Dataset section
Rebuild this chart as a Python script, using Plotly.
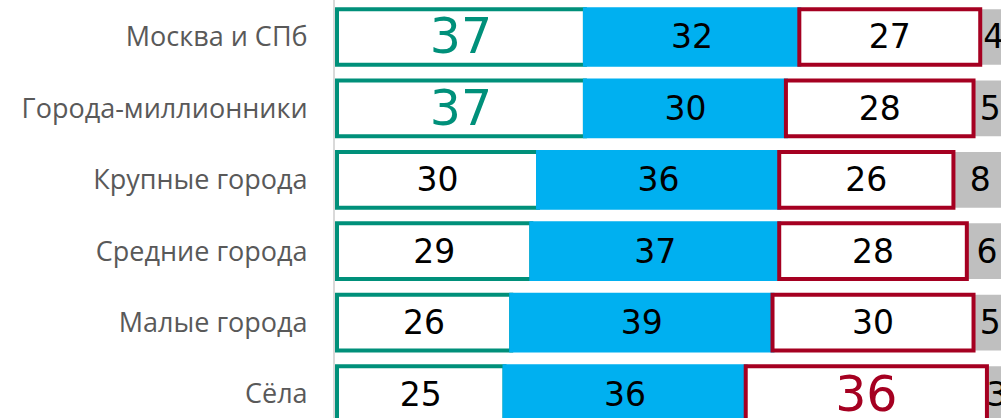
import plotly.graph_objects as go

categories = ["Москва и СПб", "Города-миллионники", "Крупные города",
              "Средние города", "Малые города", "Сёла"]
s_green = [37, 37, 30, 29, 26, 25]
s_blue = [32, 30, 36, 37, 39, 36]
s_red = [27, 28, 26, 28, 30, 36]
s_gray = [4, 5, 8, 6, 5, 3]
hl_green = [True, True, False, False, False, False]
hl_red = [False, False, False, False, False, True]

GREEN = "#00907a"
BLUE = "#00b0f0"
RED = "#a50021"
GRAY = "#bfbfbf"
NUMFONT = "DejaVu Sans"
BASE = 33
BIG = 49
W = 0.78

base_blue = list(s_green)
base_red = [a + b for a, b in zip(s_green, s_blue)]
base_gray = [a + b + c for a, b, c in zip(s_green, s_blue, s_red)]

def sizes(flags):
    return [BIG if f else BASE for f in flags]

def colors(flags, c):
    return [c if f else "black" for f in flags]

common = dict(orientation="h", width=W, textposition="inside",
              insidetextanchor="middle", constraintext="none", textangle=0,
              hoverinfo="skip", showlegend=False)

fig = go.Figure()
fig.add_trace(go.Bar(y=categories, x=s_green, base=[0] * len(s_green),
                     text=s_green,
                     marker=dict(color="white", line=dict(color=GREEN, width=4)),
                     textfont=dict(family=NUMFONT, size=sizes(hl_green),
                                   color=colors(hl_green, GREEN)),
                     **common))
fig.add_trace(go.Bar(y=categories, x=s_blue, base=base_blue, text=s_blue,
                     marker=dict(color=BLUE, line=dict(color=BLUE, width=4)),
                     textfont=dict(family=NUMFONT, size=BASE, color="black"),
                     **common))
fig.add_trace(go.Bar(y=categories, x=s_gray, base=base_gray, text=s_gray,
                     marker=dict(color=GRAY, line=dict(width=0)),
                     textfont=dict(family=NUMFONT, size=BASE, color="black"),
                     **common))
fig.add_trace(go.Bar(y=categories, x=s_red, base=base_red, text=s_red,
                     marker=dict(color="white", line=dict(color=RED, width=4)),
                     textfont=dict(family=NUMFONT, size=sizes(hl_red),
                                   color=colors(hl_red, RED)),
                     **common))

fig.update_layout(
    width=1001, height=418,
    margin=dict(l=335, r=0, t=0, b=0),
    barmode="overlay",
    paper_bgcolor="white", plot_bgcolor="white",
    xaxis=dict(range=[-0.3, 99.1], visible=False, fixedrange=True),
    yaxis=dict(type="category", categoryorder="array", categoryarray=categories,
               range=[5.336, -0.518], showline=True, linecolor="#d9d9d9",
               linewidth=2, showgrid=False, zeroline=False, ticks="",
               ticklabelstandoff=20, automargin=False, fixedrange=True,
               tickfont=dict(family="Open Sans", size=27, color="#595959")),
)

fig.write_html("out.html", config={"displayModeBar": False, "staticPlot": True},
               post_script="document.body.style.margin='0px';document.body.style.overflow='hidden';")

Your goal
From the material above, reproduce everything verbatim except the pictures.

Solution to the problem
Rebuild this chart as a Python script, using Plotly.
import plotly.graph_objects as go

categories = ["Москва и СПб", "Города-миллионники", "Крупные города",
              "Средние города", "Малые города", "Сёла"]
s_green = [37, 37, 30, 29, 26, 25]
s_blue = [32, 30, 36, 37, 39, 36]
s_red = [27, 28, 26, 28, 30, 36]
s_gray = [4, 5, 8, 6, 5, 3]
hl_green = [True, True, False, False, False, False]
hl_red = [False, False, False, False, False, True]

GREEN = "#00907a"
BLUE = "#00b0f0"
RED = "#a50021"
GRAY = "#bfbfbf"
NUMFONT = "DejaVu Sans"
BASE = 33
BIG = 49
W = 0.78

base_blue = list(s_green)
base_red = [a + b for a, b in zip(s_green, s_blue)]
base_gray = [a + b + c for a, b, c in zip(s_green, s_blue, s_red)]

def sizes(flags):
    return [BIG if f else BASE for f in flags]

def colors(flags, c):
    return [c if f else "black" for f in flags]

common = dict(orientation="h", width=W, textposition="inside",
              insidetextanchor="middle", constraintext="none", textangle=0,
              hoverinfo="skip", showlegend=False)

fig = go.Figure()
fig.add_trace(go.Bar(y=categories, x=s_green, base=[0] * len(s_green),
                     text=s_green,
                     marker=dict(color="white", line=dict(color=GREEN, width=4)),
                     textfont=dict(family=NUMFONT, size=sizes(hl_green),
                                   color=colors(hl_green, GREEN)),
                     **common))
fig.add_trace(go.Bar(y=categories, x=s_blue, base=base_blue, text=s_blue,
                     marker=dict(color=BLUE, line=dict(color=BLUE, width=4)),
                     textfont=dict(family=NUMFONT, size=BASE, color="black"),
                     **common))
fig.add_trace(go.Bar(y=categories, x=s_gray, base=base_gray, text=s_gray,
                     marker=dict(color=GRAY, line=dict(width=0)),
                     textfont=dict(family=NUMFONT, size=BASE, color="black"),
                     **common))
fig.add_trace(go.Bar(y=categories, x=s_red, base=base_red, text=s_red,
                     marker=dict(color="white", line=dict(color=RED, width=4)),
                     textfont=dict(family=NUMFONT, size=sizes(hl_red),
                                   color=colors(hl_red, RED)),
                     **common))

fig.update_layout(
    width=1001, height=418,
    margin=dict(l=335, r=0, t=0, b=0),
    barmode="overlay",
    paper_bgcolor="white", plot_bgcolor="white",
    xaxis=dict(range=[-0.3, 99.1], visible=False, fixedrange=True),
    yaxis=dict(type="category", categoryorder="array", categoryarray=categories,
               range=[5.336, -0.518], showline=True, linecolor="#d9d9d9",
               linewidth=2, showgrid=False, zeroline=False, ticks="",
               ticklabelstandoff=20, automargin=False, fixedrange=True,
               tickfont=dict(family="Open Sans", size=27, color="#595959")),
)

fig.write_html("out.html", config={"displayModeBar": False, "staticPlot": True},
               post_script="document.body.style.margin='0px';document.body.style.overflow='hidden';")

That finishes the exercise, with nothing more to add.